Trata-se de um reconhecimento da maturidade das relações de trabalho, que retira a presunção de invalidade atribuída aos ajustes e acordos feitos individualmente entre trabalhadores e empregadores. Esse reconhecimento se relaciona, principalmente, também a questões de jornada de trabalho, autorizando, por exemplo, a negociação individual de regimes de compensação mensal de jornada e banco de horas de compensação semestral ou anual, conforme o caso.

No tocante à desburocratização de procedimentos, terceiro pilar da Reforma, merecem destaque a informatização da entrega dos documentos relativos ao seguro-desemprego e à movimentação do FGTS e o fim da exigência da homologação das rescisões de contratos de trabalho no sindicato da categoria profissional.

A aplicação das novas regras ao cotidiano de trabalhadores e empregadores nos três citados pilares da Reforma Trabalhista depende de uma cuidadosa avaliação das normas coletivas que balizam essa relação no âmbito das categorias profissionais e econômicas ou no âmbito das empresas.

Isso porque o quarto pilar da nova legislação busca incentivar as negociações coletivas. E o princípio do “negociado sobre o legislado” não se restringe apenas a cláusulas que pretendam flexibilizar ou modernizar as relações de trabalho. Estende-se também àquelas que visem burocratizá-las ou torná-las mais antiquadas, inclusive para aplicar a lei trabalhista anterior.

Não são poucas as convenções e os acordos coletivos de trabalho que trazem em seu bojo cláusulas que repetem textos de lei ou reconhecem conceitos de limitação à negociação individual até então integrados às relações de trabalho. Caso tais condições integrem normas coletivas, provavelmente se entenderá que elas devem prevalecer, mesmo que a contragosto do que se buscou com a Reforma Trabalhista. “Negociado sobre o legislado”.

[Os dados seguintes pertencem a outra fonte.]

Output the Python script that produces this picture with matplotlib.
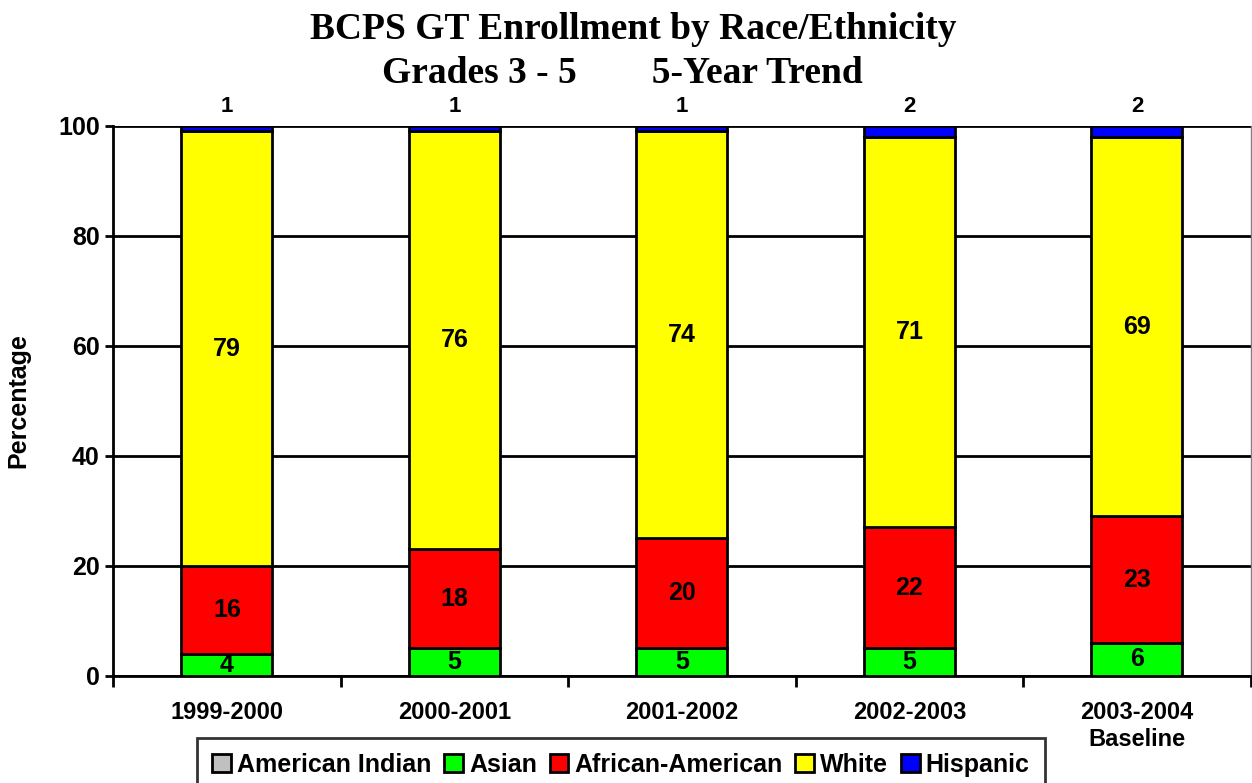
import numpy as np
import matplotlib.pyplot as plt

years = ['1999-2000', '2000-2001', '2001-2002', '2002-2003', '2003-2004\nBaseline']
american_indian = [0, 0, 0, 0, 0]
asian = [4, 5, 5, 5, 6]
african_american = [16, 18, 20, 22, 23]
white = [79, 76, 74, 71, 69]
hispanic = [1, 1, 1, 2, 2]

series = [
    ('American Indian', american_indian, '#c0c0c0'),
    ('Asian', asian, '#00ff00'),
    ('African-American', african_american, '#ff0000'),
    ('White', white, '#ffff00'),
    ('Hispanic', hispanic, '#0000ff'),
]

plt.rcParams['font.family'] = ['Liberation Sans', 'DejaVu Sans']
plt.rcParams['font.weight'] = 'bold'

fig = plt.figure(figsize=(12.52, 7.83), dpi=100)
ax = fig.add_axes([0.0903, 0.1367, 0.9087, 0.7024])

x = np.arange(len(years))
bottom = np.zeros(len(years))
handles = []
for name, vals, color in series:
    vals = np.array(vals, dtype=float)
    b = ax.bar(x, vals, 0.4, bottom=bottom, color=color, edgecolor='black',
               linewidth=2, label=name, zorder=3)
    handles.append(b)
    if name == 'Hispanic':
        # small segments get their value above the bar
        for xi, top, v in zip(x, bottom + vals, vals):
            ax.text(xi, top + 3.5, f'{int(v)}', ha='center', va='center',
                    fontsize=16, fontweight='bold')
    elif name != 'American Indian':
        for xi, bt, v in zip(x, bottom, vals):
            ax.text(xi, bt + v / 2, f'{int(v)}', ha='center', va='center',
                    fontsize=18, fontweight='bold', zorder=4)
    bottom += vals

ax.set_xlim(-0.5, len(years) - 0.5)
ax.set_ylim(0, 100)
ax.set_yticks([0, 20, 40, 60, 80, 100])
ax.yaxis.grid(True, color='black', linewidth=2, zorder=1)
ax.tick_params(axis='y', labelsize=18, width=2, length=6, direction='out')

ax.set_xticks(x)
ax.set_xticklabels(years, fontsize=17, fontweight='bold')
ax.set_xticks(np.arange(-0.5, len(years)), minor=True)
ax.tick_params(axis='x', which='major', length=0, pad=18)
ax.tick_params(axis='x', which='minor', length=8, width=2, direction='out')

ax.spines['top'].set_visible(False)
ax.spines['left'].set_linewidth(2)
ax.spines['bottom'].set_linewidth(2)
ax.spines['right'].set_color('#808080')
ax.spines['right'].set_linewidth(1)

ax.set_ylabel('Percentage', fontsize=18, fontweight='bold', labelpad=20)

fig.text(0.506, 0.962, 'BCPS GT Enrollment by Race/Ethnicity', ha='center', va='center',
         fontsize=27, fontweight='bold', family='Liberation Serif')
fig.text(0.497, 0.906, 'Grades 3 - 5        5-Year Trend', ha='center', va='center',
         fontsize=27, fontweight='bold', family='Liberation Serif')

leg = fig.legend(handles=handles, loc='upper center', bbox_to_anchor=(0.496, 0.0575),
                 ncol=5, fontsize=18, frameon=True, fancybox=False, edgecolor='black',
                 handlelength=0.75, handleheight=0.75, handletextpad=0.25, columnspacing=0.5,
                 borderpad=0.6, borderaxespad=0)
leg.get_frame().set_linewidth(2)

fig.savefig('out.png', dpi=100)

A seguir, citamos algumas cláusulas comumente identificadas em convenções e acordos coletivos e que podem contrariar a nova legislação trabalhista e prevalecer sobre ela:

  • “As empresas se obrigam a homologar no sindicato as rescisões dos contratos de trabalho de seus empregados com mais de 1 (um) ano de serviço”.

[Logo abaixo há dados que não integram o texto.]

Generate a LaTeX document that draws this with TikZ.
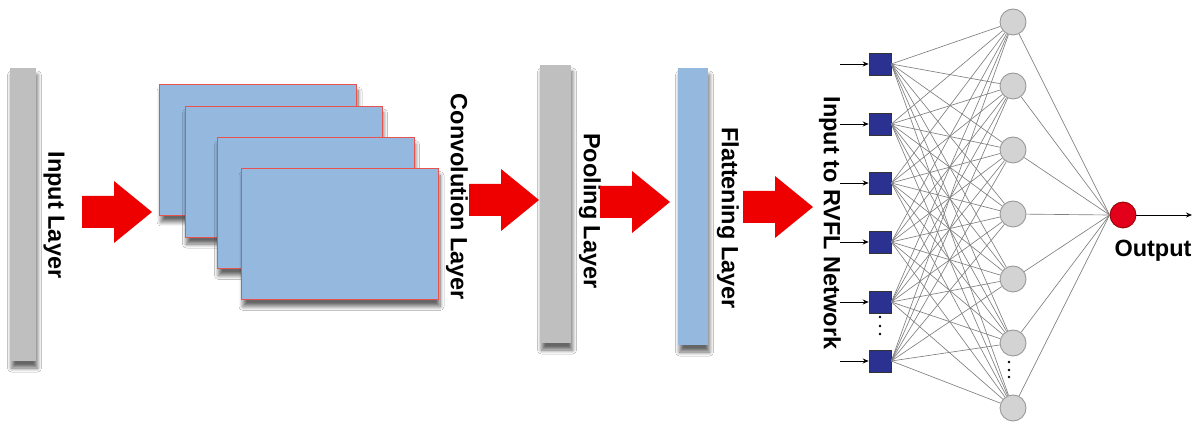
\documentclass[tikz,border=0pt]{standalone}
\usepackage{fontspec}
\setmainfont{Liberation Sans}
\usetikzlibrary{shadows.blur,arrows.meta}
\definecolor{barGray}{HTML}{BFBFBF}
\definecolor{layerBlue}{HTML}{95B8DF}
\definecolor{edgeRed}{HTML}{E8524F}
\definecolor{arrowRed}{HTML}{EE0000}
\definecolor{unitNavy}{HTML}{2A3190}
\definecolor{hiddenGray}{HTML}{D3D3D3}
\definecolor{outRed}{HTML}{E2001A}
\begin{document}
\begin{tikzpicture}[x=1pt,y=-1pt,
  softshadow/.style={blur shadow={shadow xshift=1.5pt, shadow yshift=-7pt, shadow blur radius=4pt, shadow opacity=60, shadow blur steps=8}},
  bar/.style={rectangle, draw=none, inner sep=0pt, softshadow},
  fmap/.style={rectangle, fill=layerBlue, draw=edgeRed, line width=0.9pt, minimum width=197pt, minimum height=131pt, inner sep=0pt, softshadow},
  lbl/.style={font=\fontsize{23.5}{28}\selectfont\bfseries, rotate=-90, inner sep=0pt},
  unit/.style={rectangle, fill=unitNavy, draw=black!80, line width=0.6pt, minimum size=22pt, inner sep=0pt},
  hid/.style={circle, fill=hiddenGray, draw=black!40, line width=0.9pt, minimum size=26pt, inner sep=0pt},
  conn/.style={draw=black!50, line width=0.65pt},
  feed/.style={-{Stealth[length=6pt,width=5pt]}, line width=0.9pt},
  pics/bigarrow/.style={code={\fill[arrowRed] (-35,-16) -- (-3,-16) -- (-3,-31) -- (35,0) -- (-3,31) -- (-3,16) -- (-35,16) -- cycle;}}
]
\fill[white] (0,0) rectangle (1203,427);
\useasboundingbox (0,0) rectangle (1203,427);

% input layer
\node[bar, fill=barGray, minimum width=26pt, minimum height=293pt] (inbar) at (23,214.5) {};
\node[lbl] (inlbl) at (54,215) {Input Layer};
\pic (a1) at (117,212) {bigarrow};

% convolution feature maps
\node[fmap] (c1) at (258,149.5) {};
\node[fmap] (c2) at (283.5,171.5) {};
\node[fmap] (c3) at (315.5,203) {};
\node[fmap] (c4) at (340,234) {};
\node[lbl] (convlbl) at (457,197) {Convolution Layer};
\pic (a2) at (504,200) {bigarrow};

% pooling layer
\node[bar, fill=barGray, minimum width=31pt, minimum height=278pt] (poolbar) at (555.5,204) {};
\node[lbl] (poollbl) at (590,211) {Pooling Layer};
\pic (a3) at (635,202) {bigarrow};

% flattening layer
\node[bar, fill=layerBlue, minimum width=30pt, minimum height=277pt] (flatbar) at (693,206.5) {};
\node[lbl] (flatlbl) at (728,218) {Flattening Layer};
\pic (a4) at (778,207) {bigarrow};

\node[lbl] (rvfllbl) at (830,223) {Input to RVFL Network};

% RVFL input units
\foreach \i/\y in {1/64,2/124,3/183,4/242,5/302,6/361}{
  \node[unit] (s\i) at (880,\y) {};
  \coordinate (f\i) at (840,\y);
}
% hidden units
\foreach \j/\y in {1/22,2/86,3/150,4/214,5/279,6/343,7/408}{
  \node[hid] (h\j) at (1013,\y) {};
}
% output unit
\node[circle, fill=outRed, draw=red!55!black, line width=0.8pt, minimum size=26pt, inner sep=0pt] (out) at (1123,215) {};
\coordinate (outend) at (1192,215);

% full connections
\foreach \i in {1,...,6}{
  \foreach \j in {1,...,7}{
    \draw[conn] (s\i.east) -- (h\j);
  }
}
\foreach \j in {1,...,7}{
  \draw[conn] (h\j) -- (out.west);
}

% feeding arrows
\foreach \i in {1,...,6}{
  \draw[feed] (f\i) -- (s\i.west);
}
\draw[feed] (out) -- (outend);

% ellipses
\foreach \y in {317,326,334}{ \fill (880,\y) circle (1.3); }
\foreach \y in {362,370,377}{ \fill (1009,\y) circle (1.3); }

\node[font=\fontsize{23.5}{28}\selectfont\bfseries, anchor=base, inner sep=0pt] (outlbl) at (1153,257) {Output};
\end{tikzpicture}
\end{document}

  • “As empresas poderão instituir banco de horas, desde que aprovado em assembleia de empregados”.

  • “Independentemente de haver transporte público ou ser o local de trabalho de fácil acesso, fixa-se o tempo de deslocamento no transporte em uma hora diária, que será computada na jornada de trabalho dos empregados”.

  • “A empresa fornecerá café da manhã ao primeiro turno, cujo tempo é fixado pelas partes em 10 (dez) minutos diários e integrará a jornada de trabalho dos empregados”.

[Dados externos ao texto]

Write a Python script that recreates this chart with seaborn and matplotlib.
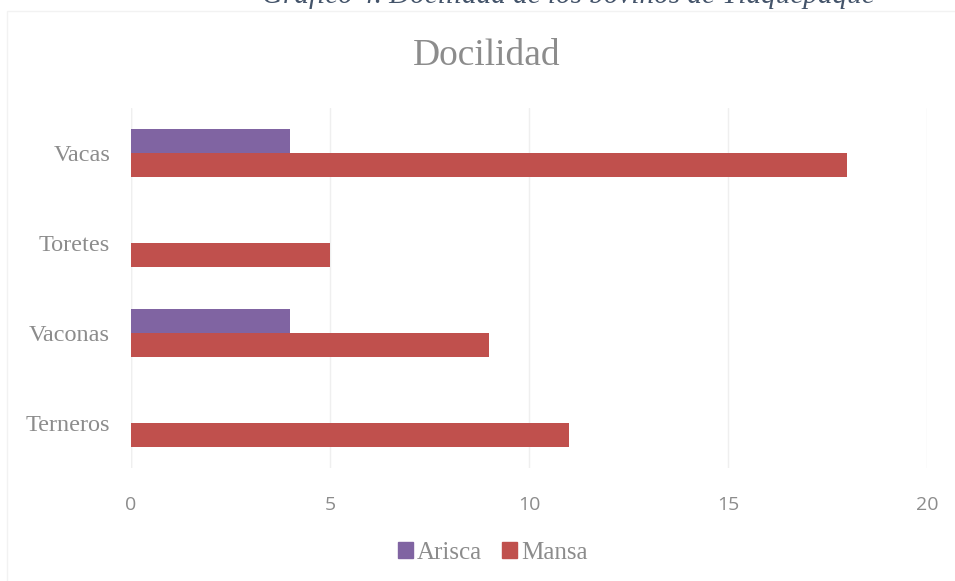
import pandas as pd
import seaborn as sns
import matplotlib.pyplot as plt
from matplotlib.patches import Rectangle

# datos de la gráfica
categorias = ['Vacas', 'Toretes', 'Vaconas', 'Terneros']
arisca = [4, 0, 4, 0]
mansa = [18, 5, 9, 11]
series = ['Arisca', 'Mansa']
colores = ['#8064A2', '#C0504D']
ticks_x = [0, 5, 10, 15, 20]

df = pd.DataFrame({
    'Categoria': categorias * 2,
    'Docilidad': ['Arisca'] * len(categorias) + ['Mansa'] * len(categorias),
    'Valor': arisca + mansa,
})

sns.set_theme(style='white')
plt.rcParams['font.family'] = ['Liberation Serif', 'DejaVu Serif']

fig = plt.figure(figsize=(9.55, 5.81), dpi=100)
ax = fig.add_axes([0.1372, 0.1945, 0.8335, 0.6196])

sns.barplot(data=df, y='Categoria', x='Valor', hue='Docilidad',
            order=categorias, hue_order=series, palette=colores,
            width=0.533, orient='h', saturation=1, linewidth=0,
            ax=ax, legend=False)

ax.set_xlim(0, 20)
ax.set_ylim(3.5, -0.5)
ax.set_xticks(ticks_x)
ax.xaxis.grid(True, color='#efefef', linewidth=1)
ax.set_axisbelow(True)
for s in ax.spines.values():
    s.set_visible(False)
ax.axvline(0, color='#efefef', linewidth=1, zorder=0)

ax.set_xlabel('')
ax.set_ylabel('')
ax.tick_params(axis='x', length=0, pad=20, labelsize=14, colors='#8c8c8c')
for lbl in ax.get_xticklabels():
    lbl.set_fontfamily('Open Sans')
ax.tick_params(axis='y', length=0, pad=15, labelsize=17.5, colors='#8c8c8c')

# marco del gráfico
fig.patches.append(Rectangle((7 / 955, -0.01), 1.02, 1 - 11 / 581 + 0.01,
                             transform=fig.transFigure, fill=False,
                             edgecolor='#f2f2f2', linewidth=1))

# título del documento, recortado en el borde superior como en el original
fig.text(0.595, 1 - 3 / 581, 'Gráfico 4. Docilidad de los bovinos de Tlaquepaque',
         ha='center', va='baseline', fontsize=21, style='italic',
         color='#44546A')

fig.text(0.51, 1 - 56 / 581, 'Docilidad', ha='center', va='center',
         fontsize=27, color='#8c8c8c')

handles = [Rectangle((0, 0), 1, 1, color=c) for c in colores]
fig.legend(handles, series, loc='center', bbox_to_anchor=(0.516, 1 - 553 / 581),
           ncol=2, frameon=False, fontsize=18, handlelength=0.6,
           handleheight=0.6, handletextpad=0.15, columnspacing=0.8,
           labelcolor='#8c8c8c')

fig.savefig('out.png', dpi=100)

  • “As empresas da categoria econômica só poderão terceirizar atividade-meio, vedada, para qualquer atividade-fim, a utilização de mão de obra terceirizada”.

  • “As férias serão concedidas, por ato do empregador, em um só período. Apenas em casos excepcionais, as férias poderão ser fracionadas em 2 (dois) períodos, um dos quais não poderá ser inferior a 10 (dez) dias”.

  • “Fica estabelecido o limite mínimo de 6 (seis) de horas diárias e 36 (trinta e seis) horas semanais de trabalho para os empregados das empresas da categoria econômica”.

  • “Em qualquer trabalho contínuo, cuja duração exceda de 6 (seis) horas, é obrigatória a concessão de um intervalo de, no mínimo, 1 (uma) hora. Caso o empregado não usufrua o intervalo integralmente, fará jus ao pagamento de 1 (uma) hora extra”.
     
  • “As cláusulas desta convenção coletiva integram os contratos individuais de trabalho e somente poderão ser modificadas ou suprimidas mediante negociação coletiva de trabalho”.

Assim, decisões como estabelecer acordos individuais de banco de horas semestrais ou deixar de considerar o tempo do café na jornada de trabalho dos empregados podem gerar indesejáveis passivos trabalhistas se a convenção ou o acordo coletivo exigir comportamento diverso.

Por essa razão, é essencial que os sindicatos patronais e os empregadores analisem cuidadosamente as suas normas coletivas para verificar eventuais conflitos com o novo texto legal e identificar oportunidades de revisão das cláusulas para adequá-las à nova realidade trazida pela Reforma Trabalhista.